Реакционный ветер, который месяц тому назад опрокинул министра внутренних дел князя Щербатова, и обер-прокурора святейшего синода Самарина, избрал новую жертву: министр земледелия Кривошеий уволен от своих обязанностей под мнимым предлогом нездоровья.К своим прекрасным качествам администратора Кривошеий присоединяет характер государственного человека, что мало обычно в России: он, без всякого сомнения, является самым превосходным представителем монархического либерализма. А я не думаю, чтобы конституционный идеал Кривошеина намного превосходил французскую хартию 1814 г., и я не менее могу поручиться за его религиозное благочестие, чем за его преданность династии.

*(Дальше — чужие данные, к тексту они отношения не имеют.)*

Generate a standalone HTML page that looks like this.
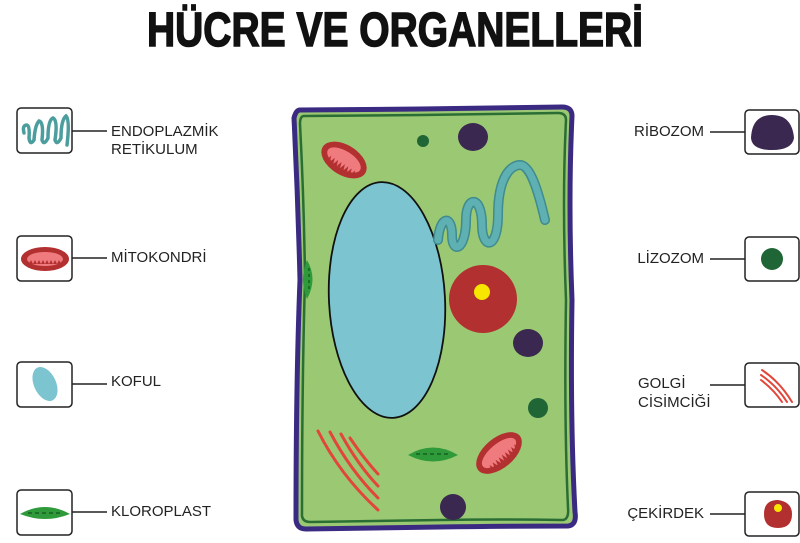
<!DOCTYPE html>
<html><head><meta charset="utf-8"><style>
html,body{margin:0;padding:0;background:#fff;}
svg{display:block;}
text{font-family:"Liberation Sans",sans-serif;}
</style></head><body>
<svg width="800" height="543" viewBox="0 0 800 543" xmlns="http://www.w3.org/2000/svg">
<text x="147" y="46" font-size="48" font-weight="bold" fill="#111" stroke="#111" stroke-width="1.5" textLength="496" lengthAdjust="spacingAndGlyphs">HÜCRE VE ORGANELLERİ</text>

<!-- cell -->
<path d="M300 110 Q296 110 294 118 Q298 200 300 280 Q296 380 296 520 Q297 529 306 529 L440 527 Q500 526 568 526 Q577 525 575 512 Q570 420 572 300 Q568 200 572 116 Q572 107 562 107 L420 109 Z" fill="#9bc873" stroke="#3b2a82" stroke-width="5"/>
<path d="M304 116 Q300 116 300 124 Q304 200 305 280 Q302 380 302 516 Q303 522 310 522 L440 520 Q500 519 563 520 Q569 519 568 508 Q564 420 566 300 Q562 200 566 120 Q566 113 558 113 L420 115 Z" fill="none" stroke="#2a6e34" stroke-width="2.5"/>

<!-- vacuole -->
<ellipse cx="387" cy="300" rx="58" ry="118" transform="rotate(-3 387 300)" fill="#7cc4d0" stroke="#111" stroke-width="1.8"/>
<!-- ER -->
<g fill="none" stroke-linecap="round" stroke-linejoin="round">
<path d="M438 240 C440 215 452 215 452 235 C452 255 466 250 466 220 C466 195 482 195 482 225 C482 250 498 250 498 215 C498 175 512 165 520 165 C530 165 538 190 545 220" stroke="#3f8b8e" stroke-width="10"/>
<path d="M438 240 C440 215 452 215 452 235 C452 255 466 250 466 220 C466 195 482 195 482 225 C482 250 498 250 498 215 C498 175 512 165 520 165 C530 165 538 190 545 220" stroke="#5fb0b3" stroke-width="7"/>
</g>
<!-- nucleus -->
<circle cx="483" cy="299" r="34" fill="#b33030"/>
<circle cx="482" cy="292" r="8" fill="#f7e600"/>
<!-- ribosomes -->
<ellipse cx="473" cy="137" rx="15" ry="14" fill="#3a2850"/>
<ellipse cx="528" cy="343" rx="15" ry="14" fill="#3a2850"/>
<ellipse cx="453" cy="507" rx="13" ry="13" fill="#3a2850"/>
<!-- lysosomes -->
<circle cx="423" cy="141" r="6" fill="#1f6535"/>
<circle cx="538" cy="408" r="10" fill="#1f6535"/>
<!-- mitochondria -->
<g transform="translate(344,160) rotate(32)">
<ellipse rx="25" ry="15" fill="#b33030"/><ellipse rx="19" ry="9" fill="#ef7b7e"/>
<path d="M-15 9 l2 -6 l2 6 l2 -6 l2 6 l2 -6 l2 6 l2 -6 l2 6 l2 -6 l2 6 l2 -6 l2 6 l2 -6 l2 6 l2 -6 l2 6 Z" fill="#b33030"/>
</g>
<g transform="translate(499,453) rotate(-40)">
<ellipse rx="27" ry="15" fill="#b33030"/><ellipse rx="21" ry="9" fill="#ef7b7e"/>
<path d="M-17 9 l2 -6 l2 6 l2 -6 l2 6 l2 -6 l2 6 l2 -6 l2 6 l2 -6 l2 6 l2 -6 l2 6 l2 -6 l2 6 l2 -6 l2 6 l2 -6 l2 6 Z" fill="#b33030"/>
</g>
<!-- chloroplasts -->
<path d="M408 455 Q433 440 458 455 Q433 468 408 455 Z" fill="#2f9a3a"/>
<path d="M416 454 L450 454" stroke="#1d6e27" stroke-width="2" stroke-dasharray="4 3"/>
<path d="M307 260 Q318 279 307 299 Q299 279 307 260 Z" fill="#2f9a3a"/>
<path d="M309 268 L309 292" stroke="#1d6e27" stroke-width="2" stroke-dasharray="3 3"/>
<!-- golgi -->
<g stroke="#e2463a" stroke-width="3" stroke-linecap="round" fill="none">
<path d="M318 431 Q340 475 378 510"/>
<path d="M330 432 Q350 470 378 498"/>
<path d="M341 434 Q358 465 378 486"/>
<path d="M350 438 Q365 460 378 474"/>
</g>

<!-- boxes -->
<g fill="#fff" stroke="#222" stroke-width="1.5">
<rect x="17" y="108" width="55" height="45" rx="4"/>
<rect x="17" y="236" width="55" height="45" rx="4"/>
<rect x="17" y="362" width="55" height="45" rx="4"/>
<rect x="17" y="490" width="55" height="45" rx="4"/>
<rect x="745" y="110" width="54" height="44" rx="4"/>
<rect x="745" y="237" width="54" height="44" rx="4"/>
<rect x="745" y="363" width="54" height="44" rx="4"/>
<rect x="745" y="492" width="54" height="44" rx="4"/>
</g>
<g stroke="#222" stroke-width="1.5">
<line x1="72" y1="131" x2="107" y2="131"/>
<line x1="72" y1="258" x2="107" y2="258"/>
<line x1="72" y1="384" x2="107" y2="384"/>
<line x1="72" y1="512" x2="107" y2="512"/>
<line x1="710" y1="132" x2="745" y2="132"/>
<line x1="710" y1="259" x2="745" y2="259"/>
<line x1="710" y1="385" x2="745" y2="385"/>
<line x1="710" y1="514" x2="745" y2="514"/>
</g>
<!-- icons -->
<path d="M24 133 Q22 125 27 125 Q30 126 29 138 Q30 146 34 140 Q35 125 39 121 Q44 122 42 140 Q44 146 48 138 Q48 120 53 118 Q58 120 55 140 Q57 146 61 138 Q61 120 66 116 Q70 120 67 145" fill="none" stroke="#4c9e9e" stroke-width="3.5" stroke-linecap="round"/>
<ellipse cx="45" cy="259" rx="24" ry="12" fill="#b33030"/><ellipse cx="45" cy="259" rx="18" ry="7" fill="#ef7b7e"/>
<path d="M29 264 l2 -4 l2 4 l2 -4 l2 4 l2 -4 l2 4 l2 -4 l2 4 l2 -4 l2 4 l2 -4 l2 4 l2 -4 l2 4 l2 -4 l2 4 Z" fill="#b33030"/>
<ellipse cx="45" cy="384" rx="11" ry="18" transform="rotate(-25 45 384)" fill="#7cc4d0"/>
<path d="M20 514 Q45 500 70 514 Q45 524 20 514 Z" fill="#2f9a3a"/>
<path d="M28 513 L62 513" stroke="#1d6e27" stroke-width="2" stroke-dasharray="4 3"/>
<path d="M772 115 Q792 115 794 138 Q792 150 772 150 Q752 150 751 138 Q752 115 772 115 Z" fill="#3a2850"/>
<circle cx="772" cy="259" r="11" fill="#1f6535"/>
<g stroke="#e2463a" stroke-width="2" fill="none" stroke-linecap="round">
<path d="M762 370 Q780 382 792 402"/><path d="M761 375 Q777 386 787 402"/><path d="M761 380 Q774 390 782 402"/>
</g>
<path d="M778 500 Q792 502 792 514 Q792 528 778 528 Q764 528 764 514 Q764 500 778 500 Z" fill="#b33030"/>
<circle cx="778" cy="508" r="4" fill="#f7e600"/>

<!-- labels -->
<g font-size="15" fill="#222">
<text x="111" y="136">ENDOPLAZMİK</text>
<text x="111" y="154">RETİKULUM</text>
<text x="111" y="262">MİTOKONDRİ</text>
<text x="111" y="386">KOFUL</text>
<text x="111" y="516">KLOROPLAST</text>
<text x="704" y="136" text-anchor="end">RİBOZOM</text>
<text x="704" y="263" text-anchor="end">LİZOZOM</text>
<text x="638" y="388">GOLGİ</text>
<text x="638" y="407">CİSİMCİĞİ</text>
<text x="704" y="518" text-anchor="end">ÇEKİRDEK</text>
</g>
</svg>
</body></html>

Правительство, возглавляемое Горемыкиным, насчитывает не более двух министров либерального направления: это Сазонов и генерал Поливанов.
Пятница, 12 ноября.
Под двойным давлением австро-германцев на севере и болгар на востоке несчастные сербы сокрушены, несмотря на героическое сопротивление.7 ноября город Ниш, древняя сербская столица, родина Константина Великого, перешла в руки болгар. Между Краевым и Крушевацом австро-германцы перешли Западную Мораву, захватывая на протяжении всего пространства громадную добычу. Франко-английские авангарды вчера вошли в соприкосновение с болгарами в долине Вардара, вблизи от Кара-су. Но вмешательство союзников в Македонии слишком запоздало. В скором времени Сербии уже не будет.
Суббота, 13 ноября.
В клубе старый князь В., ультрареакционер, находящийся всегда в ворчливом настроении, позволяет себе говорить со мной о внутренней политике: он думает, что Россия не может найти своего спасения иначе, как в строгом применении самодержавной доктрины. Я высказываюсь с осторожностью.— Очевидно, — продолжает он, — вы должны считать меня очень отсталым, и я угадываю, что Кривошеий имел все ваши симпатии на своей стороне. Но либералы, которые стараются показать себя монархистами, которые при всяком случае присваивают себе привилегию на преданность законной династии, являются с моей точки зрения самыми опасными. С настоящими революционерами, по крайней мере, знаешь, с кем имеешь дело: видно, куда идешь… куда бы пошел. Остальные — пусть называют себя прогрессистами, кадетами, октябристами, мне все равно, — изменяют режиму и лицемерно ведут нас к революции, которая, к тому же, унесет их самих с первого же дня: ибо она пойдет гораздо дальше, чем они думают; ужасом она превзойдет все, что когда-нибудь видели. Социалисты не одни окажутся ее участниками; крестьяне также примутся за это. И когда мужик, тот мужик, у которого такой кроткий вид, спущен с цепи, он становится диким зверем. Снова наступят времена Пугачева. Это будет ужасно. Наша последняя возможность спасения в реакции… да, в реакции. Без сомнения, я оскорбляю вас, говоря так, и вы из учтивости не отвечаете мне; но предоставьте мне сказать вам все, что я думаю.